Nothing in the data should change when you return it, but leave the pictures out.

→ Collected material:
-------

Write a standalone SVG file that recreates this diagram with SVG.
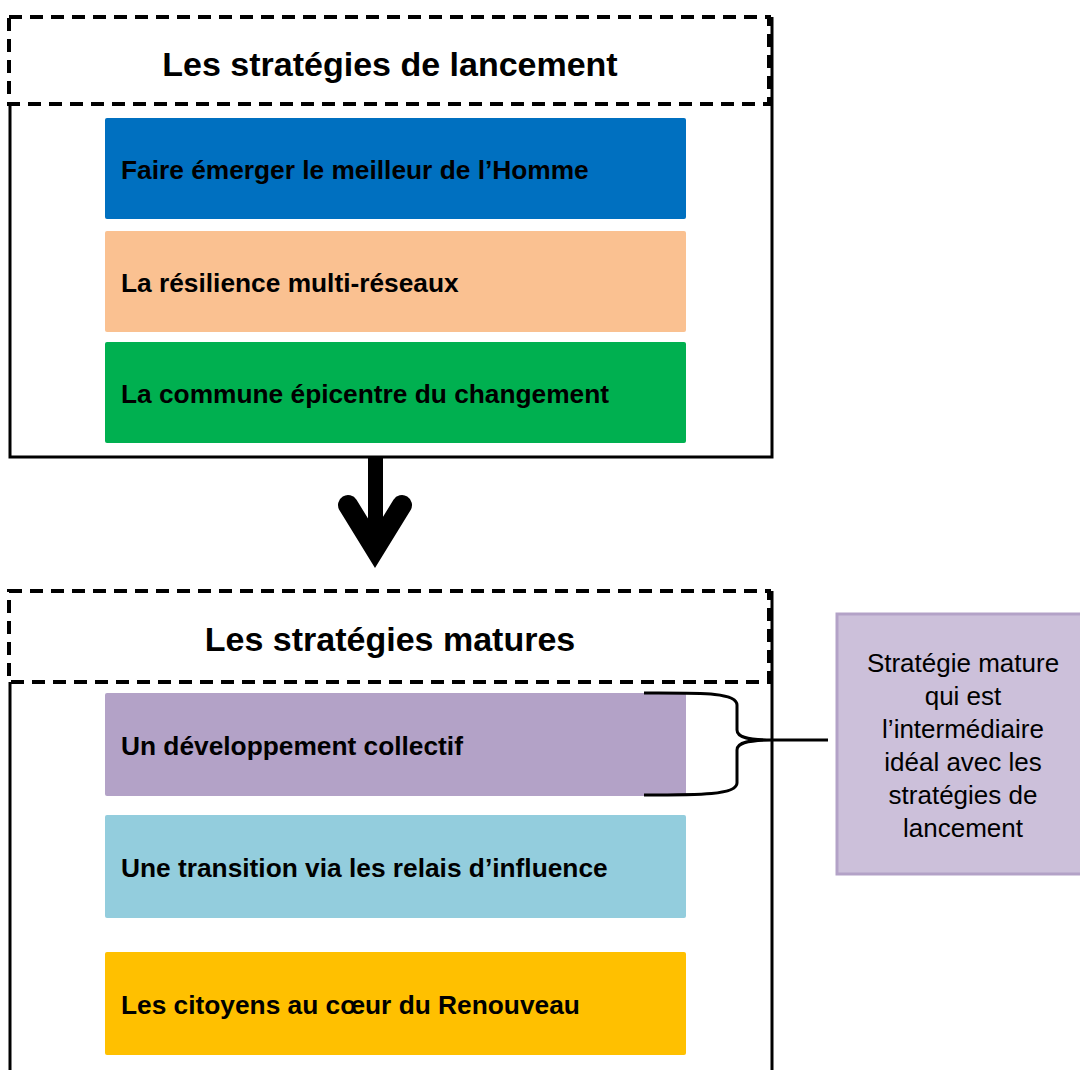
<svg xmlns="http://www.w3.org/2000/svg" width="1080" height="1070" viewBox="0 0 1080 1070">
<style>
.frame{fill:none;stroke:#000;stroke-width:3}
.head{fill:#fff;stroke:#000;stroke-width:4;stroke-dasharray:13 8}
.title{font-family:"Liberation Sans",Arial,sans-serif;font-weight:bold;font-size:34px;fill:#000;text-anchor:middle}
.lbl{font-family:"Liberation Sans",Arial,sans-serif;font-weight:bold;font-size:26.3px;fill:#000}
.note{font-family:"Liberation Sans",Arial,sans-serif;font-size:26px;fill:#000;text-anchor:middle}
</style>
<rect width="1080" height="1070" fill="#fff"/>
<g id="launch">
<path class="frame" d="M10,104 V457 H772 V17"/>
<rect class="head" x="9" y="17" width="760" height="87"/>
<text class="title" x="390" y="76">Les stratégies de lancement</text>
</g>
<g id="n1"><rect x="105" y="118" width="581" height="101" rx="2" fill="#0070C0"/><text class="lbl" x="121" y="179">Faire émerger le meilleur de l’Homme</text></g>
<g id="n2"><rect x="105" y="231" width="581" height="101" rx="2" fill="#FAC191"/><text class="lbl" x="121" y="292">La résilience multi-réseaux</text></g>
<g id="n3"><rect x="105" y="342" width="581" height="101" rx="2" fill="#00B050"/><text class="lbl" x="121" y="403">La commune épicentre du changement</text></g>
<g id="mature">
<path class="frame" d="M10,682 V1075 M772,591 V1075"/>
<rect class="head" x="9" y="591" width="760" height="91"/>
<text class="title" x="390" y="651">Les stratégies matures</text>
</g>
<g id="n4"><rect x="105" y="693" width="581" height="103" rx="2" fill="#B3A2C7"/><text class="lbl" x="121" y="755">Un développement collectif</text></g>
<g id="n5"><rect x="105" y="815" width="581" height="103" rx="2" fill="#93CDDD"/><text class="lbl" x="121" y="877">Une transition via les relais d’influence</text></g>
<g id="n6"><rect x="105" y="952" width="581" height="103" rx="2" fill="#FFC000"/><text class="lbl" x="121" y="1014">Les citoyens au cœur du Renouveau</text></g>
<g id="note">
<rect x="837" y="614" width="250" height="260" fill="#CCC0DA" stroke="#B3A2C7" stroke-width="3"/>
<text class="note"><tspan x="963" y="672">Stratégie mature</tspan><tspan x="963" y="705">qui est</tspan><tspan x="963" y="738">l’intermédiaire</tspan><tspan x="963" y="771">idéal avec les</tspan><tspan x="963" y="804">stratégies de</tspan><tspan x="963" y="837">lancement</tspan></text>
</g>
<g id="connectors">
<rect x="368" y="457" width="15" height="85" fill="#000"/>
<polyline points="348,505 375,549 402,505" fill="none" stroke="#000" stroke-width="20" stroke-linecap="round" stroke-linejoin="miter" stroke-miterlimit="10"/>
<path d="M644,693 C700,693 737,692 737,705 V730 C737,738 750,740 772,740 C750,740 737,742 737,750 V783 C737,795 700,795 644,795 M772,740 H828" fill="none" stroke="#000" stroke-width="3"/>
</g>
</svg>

-------

→ Written response:
Write a standalone SVG file that recreates this diagram with SVG.
<svg xmlns="http://www.w3.org/2000/svg" width="1080" height="1070" viewBox="0 0 1080 1070">
<style>
.frame{fill:none;stroke:#000;stroke-width:3}
.head{fill:#fff;stroke:#000;stroke-width:4;stroke-dasharray:13 8}
.title{font-family:"Liberation Sans",Arial,sans-serif;font-weight:bold;font-size:34px;fill:#000;text-anchor:middle}
.lbl{font-family:"Liberation Sans",Arial,sans-serif;font-weight:bold;font-size:26.3px;fill:#000}
.note{font-family:"Liberation Sans",Arial,sans-serif;font-size:26px;fill:#000;text-anchor:middle}
</style>
<rect width="1080" height="1070" fill="#fff"/>
<g id="launch">
<path class="frame" d="M10,104 V457 H772 V17"/>
<rect class="head" x="9" y="17" width="760" height="87"/>
<text class="title" x="390" y="76">Les stratégies de lancement</text>
</g>
<g id="n1"><rect x="105" y="118" width="581" height="101" rx="2" fill="#0070C0"/><text class="lbl" x="121" y="179">Faire émerger le meilleur de l’Homme</text></g>
<g id="n2"><rect x="105" y="231" width="581" height="101" rx="2" fill="#FAC191"/><text class="lbl" x="121" y="292">La résilience multi-réseaux</text></g>
<g id="n3"><rect x="105" y="342" width="581" height="101" rx="2" fill="#00B050"/><text class="lbl" x="121" y="403">La commune épicentre du changement</text></g>
<g id="mature">
<path class="frame" d="M10,682 V1075 M772,591 V1075"/>
<rect class="head" x="9" y="591" width="760" height="91"/>
<text class="title" x="390" y="651">Les stratégies matures</text>
</g>
<g id="n4"><rect x="105" y="693" width="581" height="103" rx="2" fill="#B3A2C7"/><text class="lbl" x="121" y="755">Un développement collectif</text></g>
<g id="n5"><rect x="105" y="815" width="581" height="103" rx="2" fill="#93CDDD"/><text class="lbl" x="121" y="877">Une transition via les relais d’influence</text></g>
<g id="n6"><rect x="105" y="952" width="581" height="103" rx="2" fill="#FFC000"/><text class="lbl" x="121" y="1014">Les citoyens au cœur du Renouveau</text></g>
<g id="note">
<rect x="837" y="614" width="250" height="260" fill="#CCC0DA" stroke="#B3A2C7" stroke-width="3"/>
<text class="note"><tspan x="963" y="672">Stratégie mature</tspan><tspan x="963" y="705">qui est</tspan><tspan x="963" y="738">l’intermédiaire</tspan><tspan x="963" y="771">idéal avec les</tspan><tspan x="963" y="804">stratégies de</tspan><tspan x="963" y="837">lancement</tspan></text>
</g>
<g id="connectors">
<rect x="368" y="457" width="15" height="85" fill="#000"/>
<polyline points="348,505 375,549 402,505" fill="none" stroke="#000" stroke-width="20" stroke-linecap="round" stroke-linejoin="miter" stroke-miterlimit="10"/>
<path d="M644,693 C700,693 737,692 737,705 V730 C737,738 750,740 772,740 C750,740 737,742 737,750 V783 C737,795 700,795 644,795 M772,740 H828" fill="none" stroke="#000" stroke-width="3"/>
</g>
</svg>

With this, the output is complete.